A newly discovered system of two white dwarf stars and a superdense pulsar–all packed within a space smaller than the Earth’s orbit around the sun–is enabling astronomers to probe a range of cosmic mysteries, including the very nature of gravity itself.
The international team, which includes UBC astronomer Ingrid Stairs, reports their findings in the journal Nature on January 5.
Originally uncovered by an American graduate student using the National Science Foundation’s Green Bank Telescope, the pulsar – 4,200 light-years from Earth, spinning nearly 366 times per second – was found to be in close orbit with a white dwarf star and the pair is in orbit with another, more distant white dwarf.
The three-body system is scientists’ best opportunity yet to discover a violation of a key concept in Albert Einstein’s theory of General Relativity: the strong equivalence principle, which states that the effect of gravity on a body does not depend on the nature or internal structure of that body.
“By doing very high-precision timing of the pulses coming from the pulsar, we can test for such a deviation from the strong equivalence principle at a sensitivity several orders of magnitude greater than ever before available,” says Stairs, with UBC’s Department of Physics and Astronomy. “Finding a deviation from the strong equivalence principle would indicate a breakdown of General Relativity and would point us toward a new, revised theory of gravity.”
“This is the first millisecond pulsar found in such a system, and we immediately recognized that it provides us a tremendous opportunity to study the effects and nature of gravity,” says Scott Ransom of the National Radio Astronomy Observatory (NRAO), who led the study. “This triple system gives us a natural cosmic laboratory far better than anything found before for learning exactly how such three-body systems work and potentially for detecting problems with General Relativity that physicists expect to see under extreme conditions.”
Background
When a massive star explodes as a supernova and its remains collapse into a superdense neutron star, some of its mass is converted into gravitational binding energy that holds the dense star together. The strong equivalence principle says that this binding energy will still react gravitationally as if it were mass. Virtually all alternatives to General Relativity hold that it will not.
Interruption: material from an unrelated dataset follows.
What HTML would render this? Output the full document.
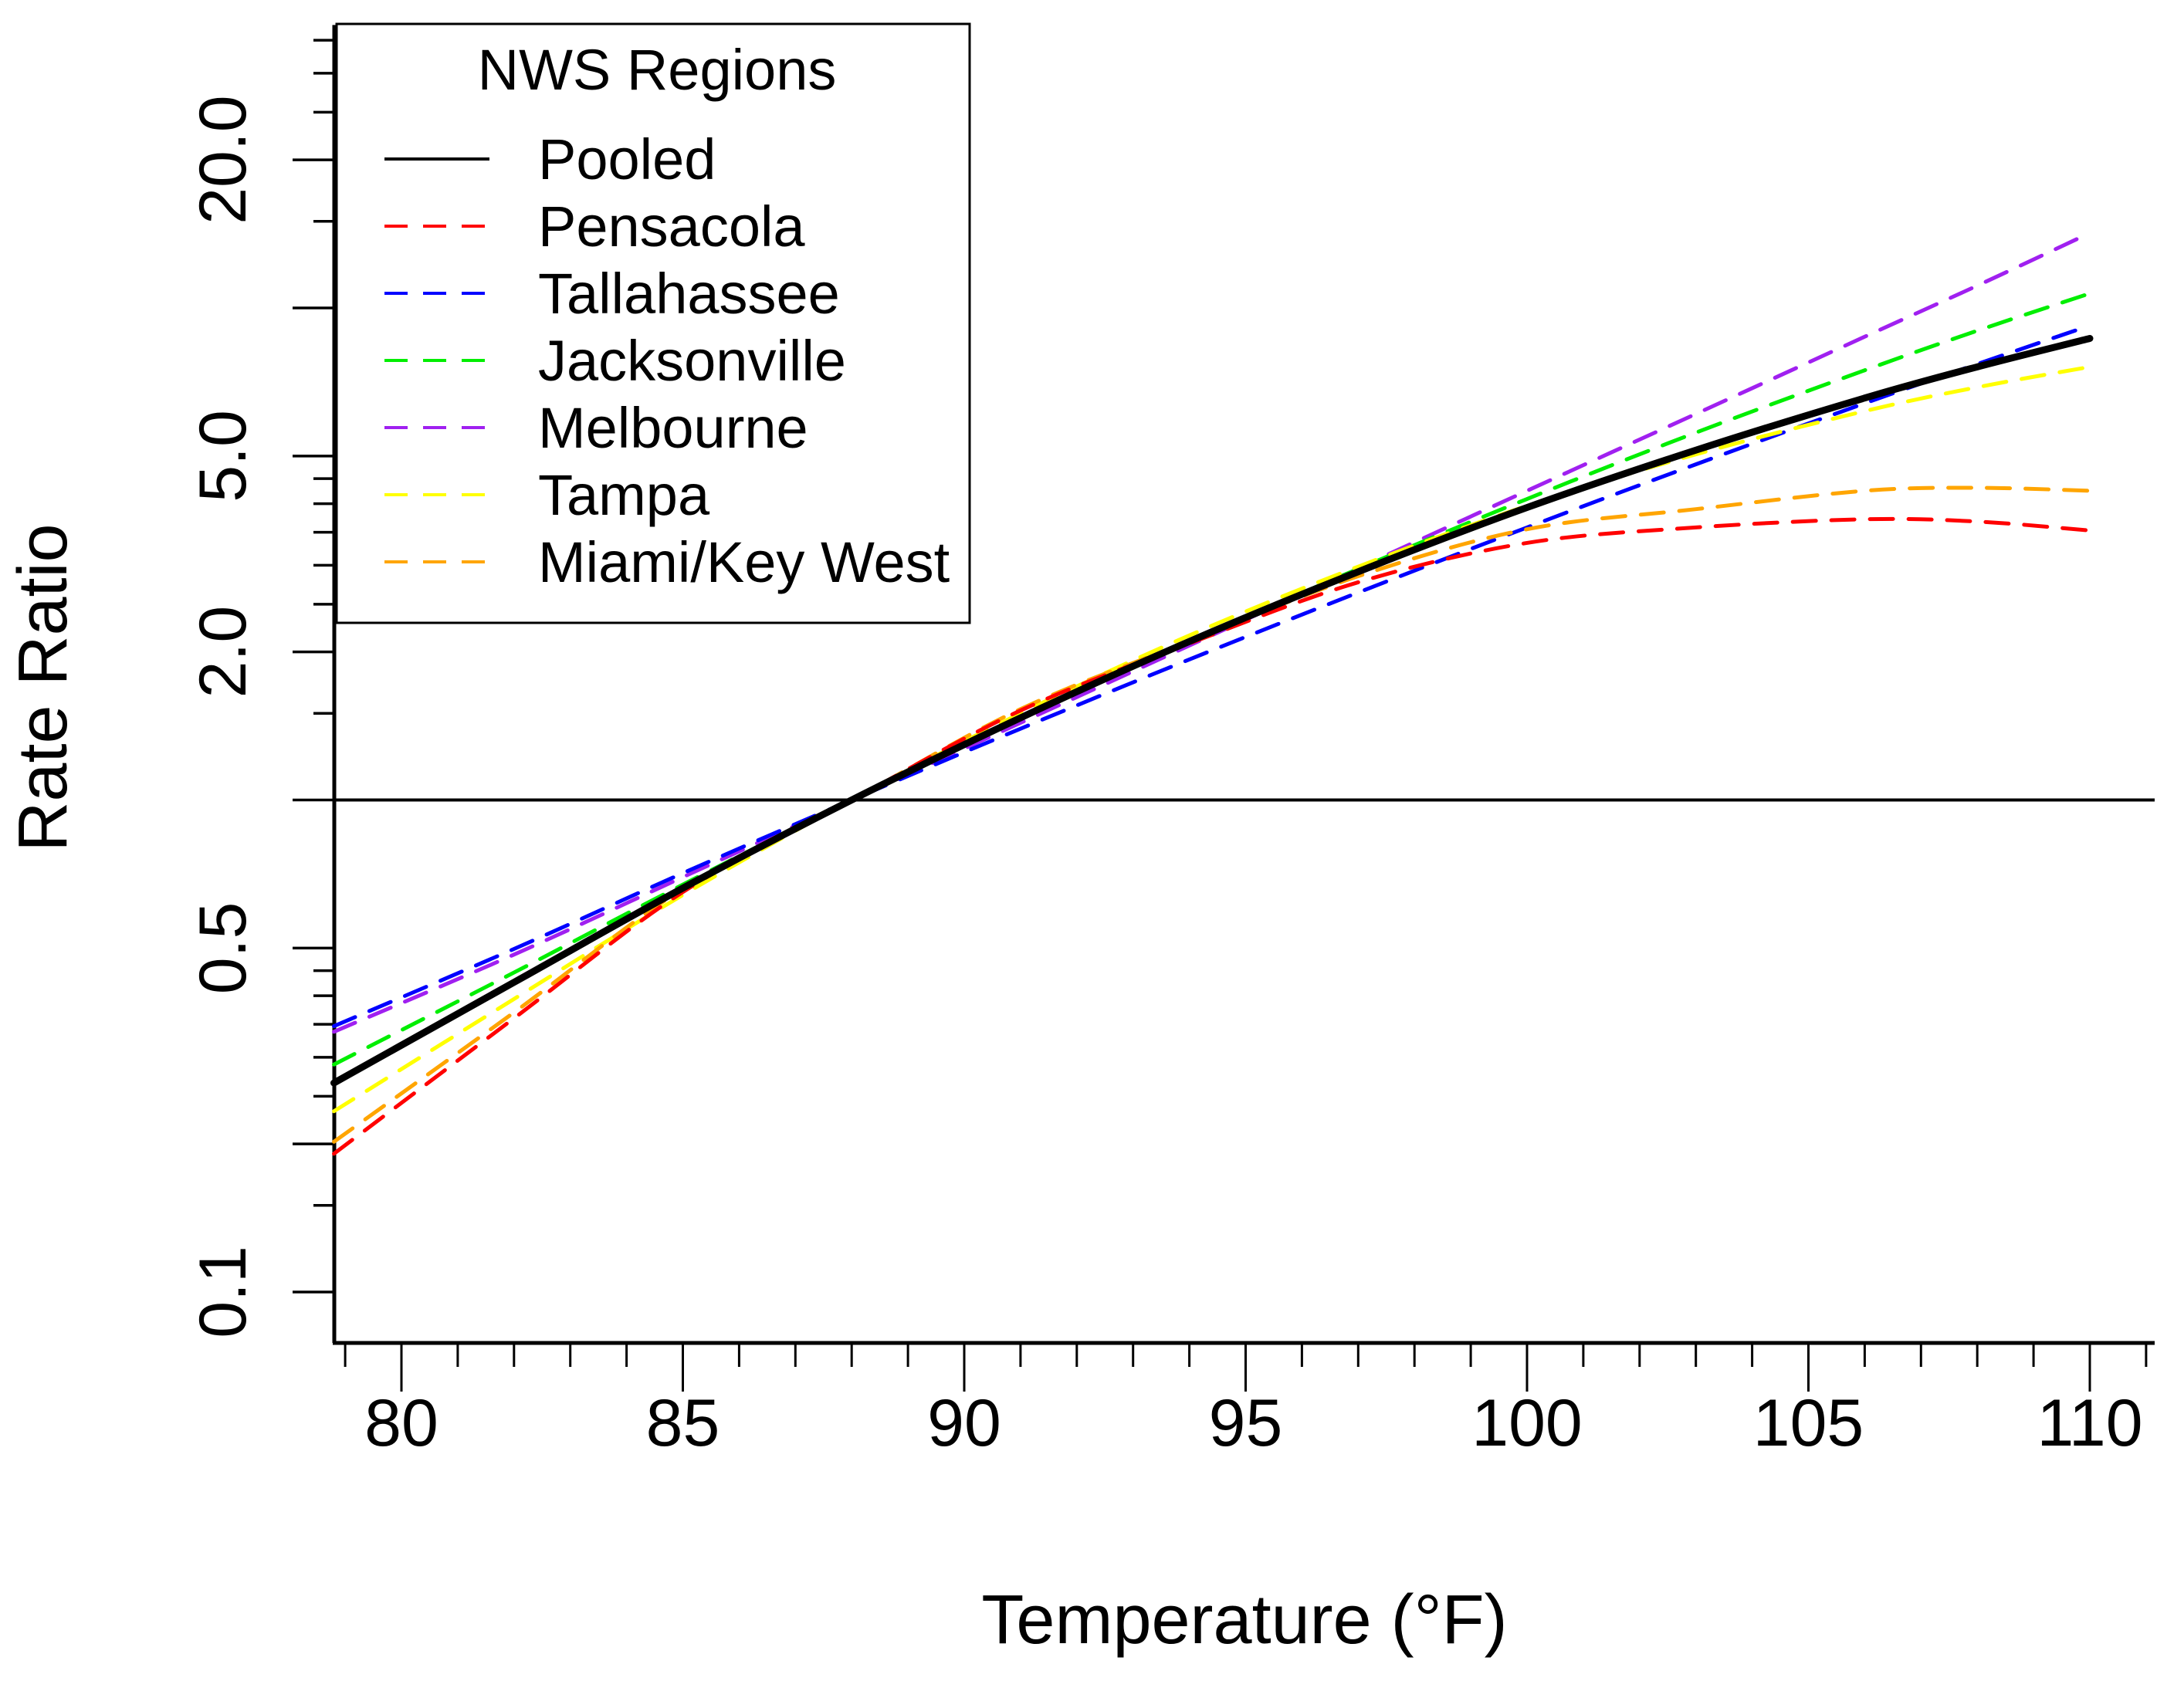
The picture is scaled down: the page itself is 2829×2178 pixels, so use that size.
<!DOCTYPE html>
<html><head><meta charset="utf-8"><style>html,body{margin:0;padding:0;background:#fff}svg{display:block}text{font-family:"Liberation Sans",Arial,sans-serif}</style></head>
<body>
<svg id="chart" width="2829" height="2178" viewBox="0 0 2829 2178" xmlns="http://www.w3.org/2000/svg">
<g id="axes"></g>
<g id="series"></g>
<g id="legend"></g>
<text x="1612" y="2129" font-size="90" text-anchor="middle">Temperature (°F)</text>
<text x="0" y="0" font-size="90" text-anchor="middle" transform="translate(86,891) rotate(-90)">Rate Ratio</text>
</svg>
<script>
const temps = [78.8, 82, 85, 88, 91, 94, 97, 100, 103, 106, 108, 110];
const pooled = [0.266, 0.426, 0.662, 1, 1.469, 2.10, 2.91, 3.93, 5.14, 6.56, 7.59, 8.67];
const pensacola = [0.191, 0.36, 0.65, 1, 1.52, 2.08, 2.77, 3.33, 3.58, 3.72, 3.68, 3.53];
const tallahassee = [0.347, 0.498, 0.710, 1, 1.396, 1.93, 2.64, 3.58, 4.81, 6.40, 7.69, 9.21];
const jacksonville = [0.290, 0.446, 0.673, 1, 1.46, 2.09, 2.95, 4.09, 5.58, 7.47, 8.99, 10.7];
const melbourne = [0.338, 0.485, 0.697, 1, 1.435, 2.06, 2.96, 4.25, 6.09, 8.74, 11.1, 14.2];
const tampa = [0.233, 0.394, 0.641, 1, 1.50, 2.16, 2.98, 3.96, 5.04, 6.17, 6.90, 7.59];
const miami = [0.202, 0.37, 0.66, 1, 1.53, 2.1, 2.85, 3.55, 3.9, 4.25, 4.31, 4.25];
const xTicks = [79,80,81,82,83,84,85,86,87,88,89,90,91,92,93,94,95,96,97,98,99,100,101,102,103,104,105,106,107,108,109,110,111];
const xLabels = [80, 85, 90, 95, 100, 105, 110];
const yMajor = [0.1, 0.2, 0.5, 1, 2, 5, 10, 20];
const yMinor = [0.15, 0.25, 0.3, 0.35, 0.4, 0.45, 1.5, 2.5, 3, 3.5, 4, 4.5, 15, 25, 30, 35];
const yLabels = [0.1, 0.5, 2.0, 5.0, 20.0];

const NS = 'http://www.w3.org/2000/svg';
function X(t){ return 520 + (t - 80) * 72.9; }
function Y(v){ return 1036.5 - Math.log10(v) * 637.5; }
function mk(tag, attrs, parent){ const e = document.createElementNS(NS, tag); for (const k in attrs) e.setAttribute(k, attrs[k]); parent.appendChild(e); return e; }

const AXY = 1740, AXX = 433;
const axes = document.getElementById('axes');
let e;
e = mk('line', {x1:AXX, y1:Y(37.6), x2:AXX, y2:AXY, stroke:'#000', 'stroke-width':5}, axes);


e = mk('line', {x1:AXX-2, y1:AXY, x2:2791, y2:AXY, stroke:'#000', 'stroke-width':5}, axes);


e = mk('line', {x1:AXX, y1:Y(1), x2:2791, y2:Y(1), stroke:'#000', 'stroke-width':4}, axes);


xTicks.forEach(t => {
  const long = t % 5 === 0;
  e = mk('line', {x1:X(t), y1:AXY, x2:X(t), y2:AXY + (long ? 63 : 31), stroke:'#000', 'stroke-width':3}, axes);
  
  
});
xLabels.forEach(t => {
  e = mk('text', {x:X(t), y:1873, 'font-size':86, 'text-anchor':'middle'}, axes);
  e.textContent = t;
  
  
});
yMajor.forEach(v => {
  e = mk('line', {x1:AXX-54, y1:Y(v), x2:AXX, y2:Y(v), stroke:'#000', 'stroke-width':3.5}, axes);
  
  
});
yMinor.forEach(v => {
  e = mk('line', {x1:AXX-27, y1:Y(v), x2:AXX, y2:Y(v), stroke:'#000', 'stroke-width':3.5}, axes);
  
  
});
yLabels.forEach(v => {
  e = mk('text', {x:0, y:0, 'font-size':86, 'text-anchor':'middle', transform:`translate(318,${Y(v)}) rotate(-90)`}, axes);
  e.textContent = v.toFixed(1);
  
  
});

function pathFor(vals){
  const p = temps.map((t,i)=>[X(t), Y(vals[i])]);
  let d = `M${p[0][0]},${p[0][1]}`;
  for (let i=0;i<p.length-1;i++){
    const p0=p[Math.max(0,i-1)], p1=p[i], p2=p[i+1], p3=p[Math.min(p.length-1,i+2)];
    const c1=[p1[0]+(p2[0]-p0[0])/6, p1[1]+(p2[1]-p0[1])/6];
    const c2=[p2[0]-(p3[0]-p1[0])/6, p2[1]-(p3[1]-p1[1])/6];
    d += ` C${c1[0]},${c1[1]} ${c2[0]},${c2[1]} ${p2[0]},${p2[1]}`;
  }
  return d;
}
const series = document.getElementById('series');
const defs = [
  ['melbourne', melbourne, '#a020f0'],
  ['tallahassee', tallahassee, '#0000ff'],
  ['jacksonville', jacksonville, '#00ee00'],
  ['tampa', tampa, '#ffff00'],
  ['miami', miami, '#ffa500'],
  ['pensacola', pensacola, '#ff0000']
];
defs.forEach(d => {
  e = mk('path', {d:pathFor(d[1]), fill:'none', stroke:d[2], 'stroke-width':5, 'stroke-dasharray':'30 20', 'stroke-linecap':'round'}, series);
  
  
});
e = mk('path', {d:pathFor(pooled), fill:'none', stroke:'#000', 'stroke-width':9, 'stroke-linecap':'round'}, series);



const legend = document.getElementById('legend');
e = mk('rect', {x:436, y:31, width:820, height:776, fill:'#fff', stroke:'#000', 'stroke-width':3}, legend);


e = mk('text', {x:851, y:116, 'font-size':74, 'text-anchor':'middle'}, legend);
e.textContent = 'NWS Regions';


const legNames = ['Pooled','Pensacola','Tallahassee','Jacksonville','Melbourne','Tampa','Miami/Key West'];
const legColors = ['#000','#ff0000','#0000ff','#00ee00','#a020f0','#ffff00','#ffa500'];
legNames.forEach((n,i) => {
  const y = 206 + i*87;
  e = mk('line', {x1:498, y1:y, x2:634, y2:y, stroke:legColors[i], 'stroke-width':4, 'stroke-dasharray': i===0 ? 'none' : '30 20'}, legend);
  
  
  e = mk('text', {x:697, y:y+26, 'font-size':74}, legend);
  e.textContent = n;
  
  
});
</script>
</body></html>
Under the strong equivalence principle, the gravitational effect of the outer white dwarf would be identical for both the inner white dwarf and the neutron star. If the strong equivalence principle is invalid under the conditions in this system, the outer star’s gravitational effect on the inner white dwarf and the neutron star would be slightly different and the high-precision pulsar timing observations could easily show that.
“We have made some of the most accurate measurements of masses in astrophysics,” says Anne Archibald of the Netherlands Institute for Radio Astronomy and one of the authors of the study. “Some of our measurements of the relative positions of the stars in the system are accurate to hundreds of meters.” Archibald led the effort to use the measurements to build a computer simulation of the system that can predict its motions.
The NRAO’s Scott Ransom adds: “This is a fascinating system in many ways, including what must have been a completely crazy formation history, and we have much work to do to fully understand it.”
The scientists’ observational program used the National Science Foundation’s Green Bank Telescope, the Arecibo radio telescope in Puerto Rico, and the Westerbork Synthesis Radio Telescope in the Netherlands. They also studied the system using data from the Sloan Digital Sky Survey, the GALEX satellite, the WIYN telescope on Kitt Peak, Arizona, and the Spitzer Space Telescope.